# [Dataset content]
○ ○ ○

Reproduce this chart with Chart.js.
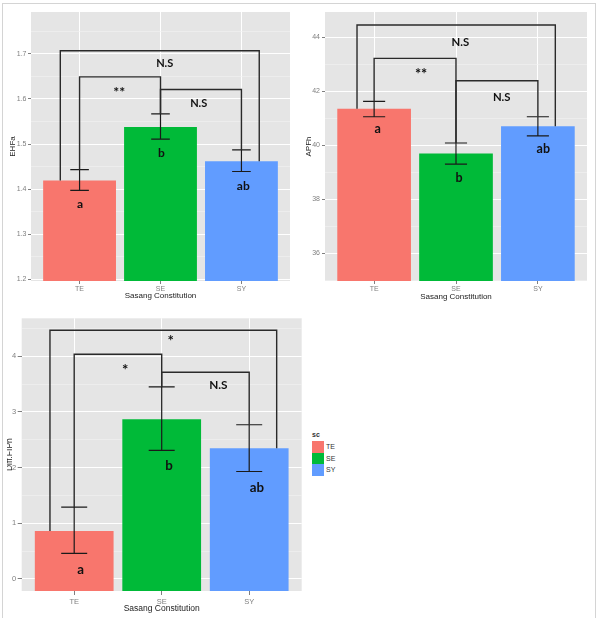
<!DOCTYPE html>
<html>
<head>
<meta charset="utf-8">
<script src="https://cdn.jsdelivr.net/npm/chart.js@4.4.0/dist/chart.umd.min.js"></script>
<style>
html,body{margin:0;padding:0;background:#fff;}
#page{position:relative;width:597px;height:618px;overflow:hidden;background:#fff;}
#frame{position:absolute;left:2px;top:3px;width:594px;height:640px;border:1px solid #d4d4d4;box-sizing:border-box;}
canvas{position:absolute;}
#c1{left:0;top:0;}
#c2{left:297px;top:0;}
#c3{left:7px;top:305px;}
#legend{position:absolute;left:312px;top:430px;font-family:'Liberation Sans',Arial,sans-serif;font-size:7px;color:#333;}
</style>
</head>
<body>
<div id="page">
  <div id="frame"></div>
  <canvas id="c1" width="300" height="305"></canvas>
  <canvas id="c2" width="300" height="305"></canvas>
  <canvas id="c3" width="300" height="313"></canvas>
  <div id="legend"></div>
</div>
<script>
// ---------------- data ----------------
const categories = ['TE', 'SE', 'SY'];
const groupLetters = ['a', 'b', 'ab'];
const legendTitle = 'sc';
const xAxisTitle = 'Sasang Constitution';
const pairs = [[0, 1], [1, 2], [0, 2]];

// EHFa
const ehfaMean = [1.419, 1.538, 1.462];
const ehfaLow  = [1.397, 1.511, 1.439];
const ehfaHigh = [1.443, 1.567, 1.487];
const ehfaTicks = [1.2, 1.3, 1.4, 1.5, 1.6, 1.7];
const ehfaSig = ['**', 'N.S', 'N.S'];
const ehfaBracketY = [1.649, 1.621, 1.707];
const ehfaSigPos = [[1.491, 1.620], [2.472, 1.592], [2.052, 1.679]];
const ehfaLetterPos = [[1.005, 1.365], [2.01, 1.481], [3.023, 1.408]];

// APFh
const apfhMean = [41.35, 39.69, 40.70];
const apfhLow  = [41.05, 39.30, 40.34];
const apfhHigh = [41.62, 40.08, 41.05];
const apfhTicks = [36, 38, 40, 42, 44];
const apfhSig = ['**', 'N.S', 'N.S'];
const apfhBracketY = [43.21, 42.38, 44.444];
const apfhSigPos = [[1.573, 42.73], [2.558, 41.78], [2.053, 43.83]];
const apfhLetterPos = [[1.044, 40.59], [2.037, 38.81], [3.066, 39.91]];

// Diff.FIPh
const diffMean = [0.86, 2.87, 2.35];
const diffLow  = [0.46, 2.31, 1.93];
const diffHigh = [1.29, 3.45, 2.77];
const diffTicks = [0, 1, 2, 3, 4];
const diffSig = ['*', 'N.S', '*'];
const diffBracketY = [4.036, 3.713, 4.467];
const diffSigPos = [[1.584, 3.808], [2.647, 3.485], [2.103, 4.323]];
const diffLetterPos = [[1.074, 0.156], [2.083, 2.048], [3.089, 1.658]];

// ---------------- styles ----------------
const barColors = ['#F8766D', '#00BA38', '#619CFF'];
const F = "'Liberation Sans', Arial, sans-serif";
const FA = "Lato, 'Open Sans', sans-serif";

function decor(p) {
  return {
    id: 'decor_' + p.id,
    beforeDraw(chart) {
      const a = chart.chartArea, ctx = chart.ctx;
      ctx.save();
      ctx.fillStyle = '#E5E5E5';
      ctx.fillRect(a.left, a.top, a.right - a.left, a.bottom - a.top);
      ctx.restore();
    },
    afterDatasetsDraw(chart) {
      const ctx = chart.ctx, xs = chart.scales.x, ys = chart.scales.y;
      const X = v => xs.getPixelForValue(v), Y = v => ys.getPixelForValue(v);
      ctx.save();
      // error bars
      ctx.strokeStyle = '#1a1a1a';
      ctx.lineWidth = 1.2;
      categories.forEach((c, i) => {
        const x = i + 1, hw = p.cap / 2;
        ctx.beginPath();
        ctx.moveTo(X(x), Y(p.low[i])); ctx.lineTo(X(x), Y(p.high[i]));
        ctx.moveTo(X(x - hw), Y(p.high[i])); ctx.lineTo(X(x + hw), Y(p.high[i]));
        ctx.moveTo(X(x - hw), Y(p.low[i])); ctx.lineTo(X(x + hw), Y(p.low[i]));
        ctx.stroke();
      });
      // brackets
      ctx.strokeStyle = '#2a2a2a';
      ctx.lineWidth = 1.4;
      ctx.lineJoin = 'miter';
      pairs.forEach(([a, b], k) => {
        const outer = (b - a) > 1;
        const xa = a + 1 + (outer ? p.outerOffset[0] : 0);
        const xb = b + 1 + (outer ? p.outerOffset[1] : 0);
        const ya = outer ? p.mean[a] : p.high[a];
        const yb = outer ? p.mean[b] : p.high[b];
        ctx.beginPath();
        ctx.moveTo(X(xa), Y(ya));
        ctx.lineTo(X(xa), Y(p.bracketY[k]));
        ctx.lineTo(X(xb), Y(p.bracketY[k]));
        ctx.lineTo(X(xb), Y(yb));
        ctx.stroke();
      });
      // texts
      const txt = (s, x, y, font) => {
        ctx.font = font;
        ctx.textAlign = 'center';
        ctx.textBaseline = 'alphabetic';
        const m = ctx.measureText(s);
        const asc = m.actualBoundingBoxAscent, desc = m.actualBoundingBoxDescent;
        ctx.fillText(s, X(x), Y(y) + (asc - desc) / 2);
      };
      ctx.fillStyle = '#111';
      p.sig.forEach((s, k) => {
        const size = s.indexOf('*') >= 0 ? p.starSize : p.sigSize;
        txt(s, p.sigPos[k][0], p.sigPos[k][1], 'bold ' + size + 'px ' + FA);
      });
      groupLetters.forEach((s, i) => txt(s, p.letterPos[i][0], p.letterPos[i][1], 'bold ' + p.letterSize + 'px ' + FA));
      ctx.restore();
    }
  };
}

function makeChart(p) {
  const majors = p.ticks;
  const step = majors[1] - majors[0];
  const all = [];
  for (let v = majors[0] - step; v <= majors[majors.length - 1] + step + 1e-9; v += step / 2) {
    if (v >= p.min - 1e-9 && v <= p.max + 1e-9) all.push(+v.toFixed(6));
  }
  const isMajor = v => majors.some(t => Math.abs(t - v) < 1e-6);
  new Chart(document.getElementById(p.id), {
    type: 'bar',
    data: {
      datasets: [{
        data: p.mean.map((m, i) => ({x: i + 1, y: m})),
        backgroundColor: barColors,
        base: p.min,
        categoryPercentage: 1,
        barPercentage: 0.9,
        borderWidth: 0
      }]
    },
    options: {
      responsive: false,
      animation: false,
      events: [],
      devicePixelRatio: 1,
      layout: {padding: p.pad},
      plugins: {legend: {display: false}, tooltip: {enabled: false}},
      scales: {
        x: {
          type: 'linear', min: 0.4, max: 3.6, offset: false,
          afterBuildTicks: s => { s.ticks = categories.map((c, i) => ({value: i + 1})); },
          afterFit: s => { s.height = p.xh; },
          grid: {offset: false, color: '#ffffff', lineWidth: 1, tickColor: '#7f7f7f', tickLength: p.tl},
          border: {display: false},
          ticks: {
            callback: v => categories[Math.round(v) - 1] || '',
            color: '#7f7f7f', font: {family: F, size: p.tickSize},
            padding: p.xtp, maxRotation: 0, autoSkip: false
          },
          title: {display: true, text: xAxisTitle, color: '#222', font: {family: F, size: p.titleSize},
                  padding: {top: 0, bottom: p.xtitlePad}}
        },
        y: {
          min: p.min, max: p.max,
          afterBuildTicks: s => { s.ticks = all.map(v => ({value: v})); },
          afterFit: s => { s.width = p.yw; },
          grid: {
            color: c => (c.tick && !isMajor(c.tick.value)) ? '#F2F2F2' : '#ffffff',
            lineWidth: c => (c.tick && !isMajor(c.tick.value)) ? 0.6 : 1,
            tickColor: c => (c.tick && !isMajor(c.tick.value)) ? 'rgba(0,0,0,0)' : '#7f7f7f',
            tickLength: p.tl
          },
          border: {display: false},
          ticks: {
            callback: v => isMajor(v) ? String(v) : '',
            color: '#7f7f7f', font: {family: F, size: p.tickSize}, padding: p.ytp, autoSkip: false
          },
          title: {display: true, text: p.yTitle, color: '#222',
                  font: {family: F, size: p.titleSize, lineHeight: p.ytitleLH},
                  padding: {top: p.ytitlePad, bottom: 0}}
        }
      }
    },
    plugins: [decor(p)]
  });
}

makeChart({
  id: 'c1', mean: ehfaMean, low: ehfaLow, high: ehfaHigh, ticks: ehfaTicks,
  min: 1.196, max: 1.793, yTitle: 'EHFa', sig: ehfaSig, bracketY: ehfaBracketY,
  sigPos: ehfaSigPos, letterPos: ehfaLetterPos, outerOffset: [-0.238, 0.22], cap: 0.23,
  pad: {left: 0, top: 12, right: 10, bottom: 0}, yw: 31, xh: 24, tl: 3, xtp: 1, ytp: 1.5,
  tickSize: 7, titleSize: 8, xtitlePad: 4.2, ytitlePad: 7.5, ytitleLH: 1.2, letterSize: 12, sigSize: 11, starSize: 14
});
makeChart({
  id: 'c2', mean: apfhMean, low: apfhLow, high: apfhHigh, ticks: apfhTicks,
  min: 34.975, max: 44.925, yTitle: 'APFh', sig: apfhSig, bracketY: apfhBracketY,
  sigPos: apfhSigPos, letterPos: apfhLetterPos, outerOffset: [-0.209, 0.213], cap: 0.27,
  pad: {left: 0, top: 12, right: 10, bottom: 0}, yw: 28, xh: 24, tl: 3, xtp: 1, ytp: 2,
  tickSize: 7, titleSize: 8, xtitlePad: 3.5, ytitlePad: 6.7, ytitleLH: 1.2, letterSize: 12.5, sigSize: 11.3, starSize: 14.5
});
makeChart({
  id: 'c3', mean: diffMean, low: diffLow, high: diffHigh, ticks: diffTicks,
  min: -0.216, max: 4.682, yTitle: 'Diff.FIPh', sig: diffSig, bracketY: diffBracketY,
  sigPos: diffSigPos, letterPos: diffLetterPos, outerOffset: [-0.277, 0.314], cap: 0.297,
  pad: {left: 0, top: 13.3, right: 5.3, bottom: 0}, yw: 14.7, xh: 27, tl: 4, xtp: 2, ytp: 1.5,
  tickSize: 7.5, titleSize: 8.5, xtitlePad: 4.6, ytitlePad: 0.5, ytitleLH: 0.5, letterSize: 13.3, sigSize: 11.8, starSize: 15
});

// legend
const lg = document.getElementById('legend');
let html = '<div style="position:absolute;left:0;top:0;font-weight:bold;line-height:10px;white-space:nowrap">' + legendTitle + '</div>';
categories.forEach((c, i) => {
  const top = 11 + i * 11.5;
  html += '<div style="position:absolute;left:0;top:' + top + 'px;width:12px;height:11.5px;background:' + barColors[i] + '"></div>';
  html += '<div style="position:absolute;left:14px;top:' + top + 'px;line-height:11.5px;white-space:nowrap">' + c + '</div>';
});
lg.innerHTML = html;
</script>
</body>
</html>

○ ○ ○

# [Directions for this task]
Extract, word for word, each line from the top of the data down to and including the line with "1.481], [3.023, 1.408]];"; skip the pictures.

# [Written answer]
Reproduce this chart with Chart.js.
<!DOCTYPE html>
<html>
<head>
<meta charset="utf-8">
<script src="https://cdn.jsdelivr.net/npm/chart.js@4.4.0/dist/chart.umd.min.js"></script>
<style>
html,body{margin:0;padding:0;background:#fff;}
#page{position:relative;width:597px;height:618px;overflow:hidden;background:#fff;}
#frame{position:absolute;left:2px;top:3px;width:594px;height:640px;border:1px solid #d4d4d4;box-sizing:border-box;}
canvas{position:absolute;}
#c1{left:0;top:0;}
#c2{left:297px;top:0;}
#c3{left:7px;top:305px;}
#legend{position:absolute;left:312px;top:430px;font-family:'Liberation Sans',Arial,sans-serif;font-size:7px;color:#333;}
</style>
</head>
<body>
<div id="page">
  <div id="frame"></div>
  <canvas id="c1" width="300" height="305"></canvas>
  <canvas id="c2" width="300" height="305"></canvas>
  <canvas id="c3" width="300" height="313"></canvas>
  <div id="legend"></div>
</div>
<script>
// ---------------- data ----------------
const categories = ['TE', 'SE', 'SY'];
const groupLetters = ['a', 'b', 'ab'];
const legendTitle = 'sc';
const xAxisTitle = 'Sasang Constitution';
const pairs = [[0, 1], [1, 2], [0, 2]];

// EHFa
const ehfaMean = [1.419, 1.538, 1.462];
const ehfaLow  = [1.397, 1.511, 1.439];
const ehfaHigh = [1.443, 1.567, 1.487];
const ehfaTicks = [1.2, 1.3, 1.4, 1.5, 1.6, 1.7];
const ehfaSig = ['**', 'N.S', 'N.S'];
const ehfaBracketY = [1.649, 1.621, 1.707];
const ehfaSigPos = [[1.491, 1.620], [2.472, 1.592], [2.052, 1.679]];
const ehfaLetterPos = [[1.005, 1.365], [2.01, 1.481], [3.023, 1.408]];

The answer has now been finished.